The DFS command is used to execute DFS commands in the HDFS location. This command is specific to Hadoop database.
The syntax and validity of commands used in DFS Command job should be validated by the user before execution. Any issues with the command will result in failure during runtime.
To create the DFS Command Job, follow the below steps.
Step I: From the Jobs menu, drag and drop the DFS Command Job on canvas.
Step II: The window displays the list of Hadoop Data Points with the database/schema defined in them. Select the Data Point for which you want to execute the DFS command.
- If there is any Global project that the user has access to, then the window displays the Project drop-down, which lists all the global projects. You can choose the global project from the Project drop-down, and select the global Hadoop data point as required.
- DFS Command is only for Hadoop Data Points.
- To create a Hadoop Data Point, refer Working with Hadoop Data Point.
Step III: Provide the General details of Job.
On Canvas, select the DFS command job, and then under Properties, provide the General details.
Name - The Name field consists of default name and is editable.
Description - In the text box, you can provide a description and is optional.
Disable task - Check Disable task, if the job need not be executed as part of the Job Flow, and you do not want to delete the Job.
Step IV: Optionally specify the retry attempts.
Under Properties, select the Properties tab to enable retry attempts for DFS command job execution.
Retry Enabled: Check the retry option if you want to enable retry attempts for DFS command job.
- No. of Retry Attempts: Specify the number of attempts to retry DFS command job execution if in case the job fails to execute. By default, the retry attempts is set to 2.
- Retry Wait Time (in Seconds): Specify the duration in seconds for the job to retry next execution. By default, the duration is set to 60 seconds.

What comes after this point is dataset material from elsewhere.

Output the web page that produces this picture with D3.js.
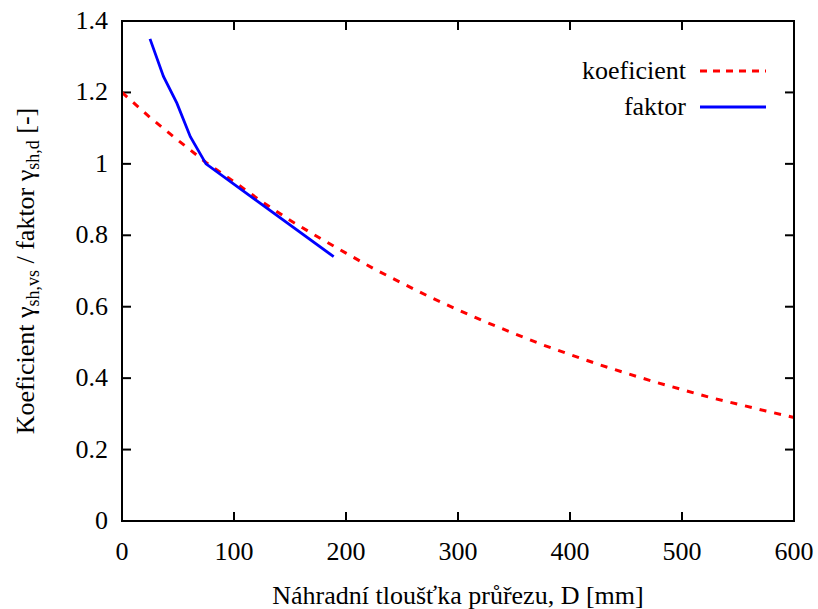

If the Job fails to execute, it retries again for next execution attempt after the specified wait time.
Step V: Enter the DFS Command
1. Under Properties, select the Command tab, and then click on the Expression Editor arrow, under the DFS Command.

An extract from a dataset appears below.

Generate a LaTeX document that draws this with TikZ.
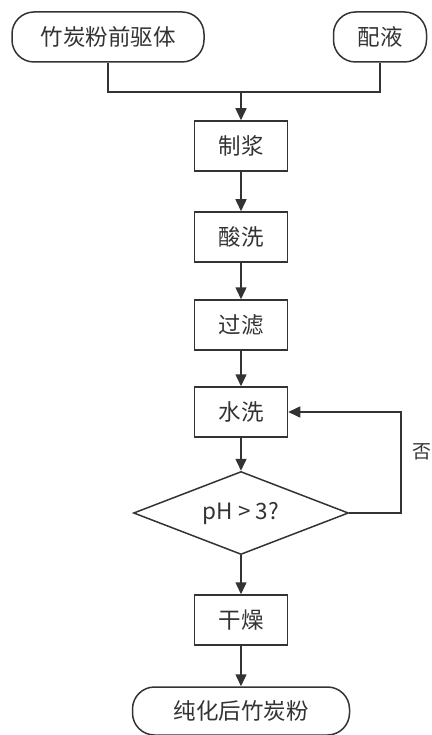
\documentclass[tikz,border=0pt]{standalone}
\usepackage{fontspec}
\setmainfont{Noto Sans CJK SC}
\usetikzlibrary{shapes.geometric,arrows.meta}
\definecolor{ink}{HTML}{333333}
\tikzset{
  every node/.style={font=\fontsize{22.5}{26}\selectfont, text=ink},
  procbox/.style={draw=ink, line width=1.5pt, minimum width=93pt, minimum height=50pt, inner sep=0pt},
  termbox/.style={draw=ink, line width=1.5pt, rounded corners=22pt, minimum height=50pt, inner sep=0pt},
  decbox/.style={draw=ink, line width=1.5pt, diamond, aspect=2.6, minimum width=215pt, minimum height=83pt, inner sep=0pt},
  link/.style={draw=ink, line width=1.5pt},
  flow/.style={link, -{Triangle[length=12pt,width=11pt]}},
  sidelabel/.style={font=\fontsize{19}{22}\selectfont, inner sep=0pt},
}
\begin{document}
\begin{tikzpicture}[x=1pt,y=-1pt]
\useasboundingbox (0,0) rectangle (431,735);
\node[termbox, minimum width=192pt] (pre) at (108,37) {竹炭粉前驱体};
\node[termbox, minimum width=93pt] (liq) at (380,37) {配液};
\node[procbox] (s1) at (241,146) {制浆};
\node[procbox] (s2) at (241,237) {酸洗};
\node[procbox] (s3) at (241,325) {过滤};
\node[procbox] (s4) at (241,412) {水洗};
\node[decbox] (d) at (241,513) {pH > 3?};
\node[procbox] (s5) at (241,620) {干燥};
\node[termbox, minimum width=217pt, minimum height=48pt] (out) at (241,711) {纯化后竹炭粉};
\coordinate (j) at (241,92);
\coordinate (r) at (401,513);
\draw[link] (pre.south) |- (j) -| (liq.south);
\draw[flow] (j) -- (s1.north);
\draw[flow] (s1) -- (s2);
\draw[flow] (s2) -- (s3);
\draw[flow] (s3) -- (s4);
\draw[flow] (s4) -- (d.north);
\draw[flow] (d.east) -- (r) |- (s4.east);
\node[sidelabel, anchor=west] (no) at ([xshift=11pt, yshift=61pt] r) {否};
\draw[flow] (d.south) -- (s5);
\draw[flow] (s5) -- (out);
\end{tikzpicture}
\end{document}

2. The Expression Editor window opens and you can define the DFS command here. From the drop-down, choose Functions.
3. Functions provides the list of supported DFS commands. These commands are used to execute in the HDFS Data Point provided.
You can specify multiple DFS Commands with comma separated values. The DFS command defined can include any hard-coded value, Parameters, Runtime Status and Runtime Statistics. Once you enter the expression, click Validate to verify that there are no syntax errors. If everything is correct then, a success message is displayed.

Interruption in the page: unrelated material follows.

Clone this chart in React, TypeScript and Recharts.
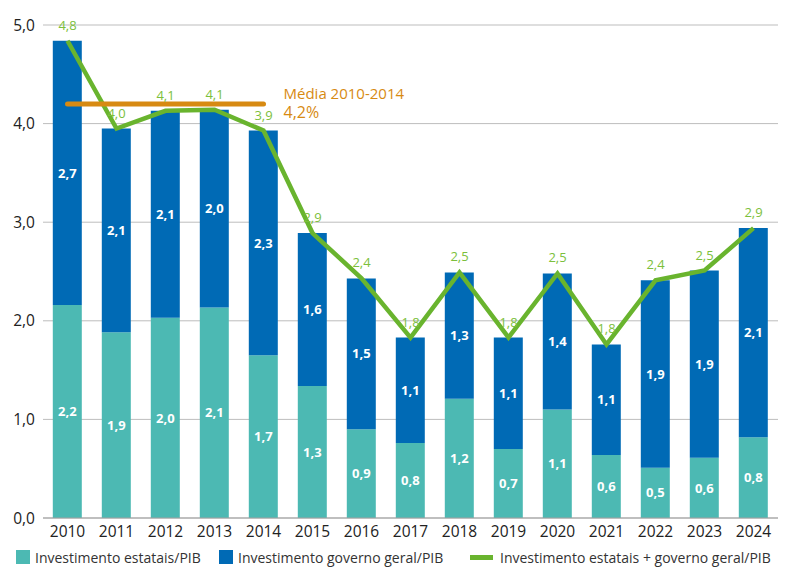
import React from 'react'
import {
  ComposedChart,
  Bar,
  Line,
  XAxis,
  YAxis,
  CartesianGrid,
  LabelList,
} from 'recharts'

const years = ['2010', '2011', '2012', '2013', '2014', '2015', '2016', '2017', '2018', '2019', '2020', '2021', '2022', '2023', '2024']
const estatais = [2.16, 1.885, 2.03, 2.135, 1.65, 1.34, 0.9, 0.76, 1.21, 0.7, 1.1, 0.64, 0.51, 0.61, 0.82]
const governo = [2.68, 2.065, 2.1, 2.005, 2.28, 1.55, 1.53, 1.07, 1.28, 1.13, 1.38, 1.12, 1.9, 1.9, 2.12]
const estataisLabels = ['2,2', '1,9', '2,0', '2,1', '1,7', '1,3', '0,9', '0,8', '1,2', '0,7', '1,1', '0,6', '0,5', '0,6', '0,8']
const governoLabels = ['2,7', '2,1', '2,1', '2,0', '2,3', '1,6', '1,5', '1,1', '1,3', '1,1', '1,4', '1,1', '1,9', '1,9', '2,1']
const totalLabels = ['4,8', '4,0', '4,1', '4,1', '3,9', '2,9', '2,4', '1,8', '2,5', '1,8', '2,5', '1,8', '2,4', '2,5', '2,9']
const media = [4.2, 4.2, 4.2, 4.2, 4.2, null, null, null, null, null, null, null, null, null, null]
const yTicks = [0, 1, 2, 3, 4, 5]

const TEAL = '#4cb9b3'
const BLUE = '#006ab5'
const GREEN = '#69b42e'
const ORANGE = '#d78a12'
const FONT = '"Open Sans", sans-serif'

const data = years.map((year, i) => ({
  year,
  estatais: estatais[i],
  governo: governo[i],
  total: +(estatais[i] + governo[i]).toFixed(3),
  media: media[i],
  estataisLabel: estataisLabels[i],
  governoLabel: governoLabels[i],
  totalLabel: totalLabels[i],
}))

// only the last point of the average line carries the text
const MediaLabel = (props: any) => {
  const { x, y, index } = props
  if (index !== 4) return null
  return (
    <g fontFamily={FONT} fill={ORANGE} fontWeight={500}>
      <text x={x + 20} y={y - 5} fontSize={15}>Média 2010-2014</text>
      <text x={x + 20} y={y + 14} fontSize={16}>4,2%</text>
    </g>
  )
}

const legendRow = { position: 'absolute' as const, top: 549, height: 16, display: 'flex', alignItems: 'center', fontSize: 14, color: '#333', whiteSpace: 'nowrap' as const }

const App = () => {
  return (
    <div style={{ position: 'absolute', left: 0, top: 0, width: 802, height: 577, background: '#fff', fontFamily: FONT }}>
      <ComposedChart
        width={802}
        height={577}
        data={data}
        margin={{ top: 25, right: 24, left: 0, bottom: 29 }}
        barCategoryGap="20%"
      >
        <CartesianGrid vertical={false} stroke="#bdbdbd" />
        <XAxis
          dataKey="year"
          height={30}
          tickLine={false}
          axisLine={{ stroke: '#a0a0a0' }}
          tick={{ fill: '#222', fontSize: 15.5, fontFamily: FONT }}
          tickMargin={2}
        />
        <YAxis
          width={43}
          domain={[0, 5]}
          ticks={yTicks}
          tickLine={false}
          axisLine={false}
          tickMargin={2}
          tick={{ fill: '#222', fontSize: 15.5, fontFamily: FONT }}
          tickFormatter={(v: number) => v.toFixed(1).replace('.', ',')}
        />
        <Bar dataKey="estatais" stackId="a" fill={TEAL} isAnimationActive={false}>
          <LabelList dataKey="estataisLabel" position="center" fill="#fff" fontSize={13} fontWeight={700} fontFamily={FONT} />
        </Bar>
        <Bar dataKey="governo" stackId="a" fill={BLUE} isAnimationActive={false}>
          <LabelList dataKey="governoLabel" position="center" fill="#fff" fontSize={13} fontWeight={700} fontFamily={FONT} />
        </Bar>
        <Line
          dataKey="total"
          stroke={GREEN}
          strokeWidth={4.5}
          dot={false}
          activeDot={false}
          isAnimationActive={false}
        >
          <LabelList dataKey="totalLabel" position="top" offset={11} fill="#7cbf3c" fontSize={13} fontFamily={FONT} />
        </Line>
        <Line
          dataKey="media"
          stroke={ORANGE}
          strokeWidth={5}
          strokeLinecap="round"
          dot={false}
          activeDot={false}
          isAnimationActive={false}
        >
          <LabelList dataKey="media" content={MediaLabel} />
        </Line>
      </ComposedChart>
      <div style={{ ...legendRow, left: 16 }}>
        <span style={{ width: 14, height: 14, background: TEAL, display: 'inline-block' }} />
        <span style={{ marginLeft: 5 }}>Investimento estatais/PIB</span>
      </div>
      <div style={{ ...legendRow, left: 219 }}>
        <span style={{ width: 14, height: 14, background: BLUE, display: 'inline-block' }} />
        <span style={{ marginLeft: 5 }}>Investimento governo geral/PIB</span>
      </div>
      <div style={{ ...legendRow, left: 470 }}>
        <span style={{ width: 23, height: 5, background: GREEN, display: 'inline-block' }} />
        <span style={{ marginLeft: 7 }}>Investimento estatais + governo geral/PIB</span>
      </div>
    </div>
  )
}

export default App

Here for reference, the DFS command moves file from Local to HDFS.
- The Parameters can consists of Job Flow Parameter, Job Flow sql Parameter, Project Parameter, or Diyotta System Parameter. For more information, refer Working with Job Flow Parameters, Working with Job Flow SQL Parameters, Working with Project Parameters, and Working with Studio System Parameters.
- Runtime Job Status and Statistics - It consists of Runtime Status and Runtime Statistics of Job. You can use Runtime Status and Runtime Statistics to get particular details of Job. For more information, refer Working with runtime status and statistics.
Step VI: Optionally change the Data Point
1. Under Properties, click Data Points. The Data Point and/or database/schema assigned to the DFS Command job can be changed if needed. Next to the Data Point name, click Change.
2. The window lists all the available Hadoop Data Point and Databases. Choose the required Data Point.
If there is any Global project that the user has access to, then the window displays the Project drop-down, which lists all the global projects. You can choose the global project from the Project drop-down, and select the global Hadoop data point as required.
- To save the Job Flow, on the Actions menu, click Save. For more information, refer Saving Job Flow.
- To revert the changes before saving the Job Flow, on the Actions menu, click Revert. For more information, refer Reverting changes in Job Flow.
- To execute individual job in the Job Flow, on the Actions menu, click Run Job. For more information, refer Executing individual job in Job Flow.
- To execute the Job Flow, on the Actions menu, click Run. For more information, refer Executing Job Flow.
- Once the Job is created and the changes are saved, then, close or unlock the Job Flow so that it is editable by other users. For more information, refer Closing Job Flow and Unlocking Job Flow.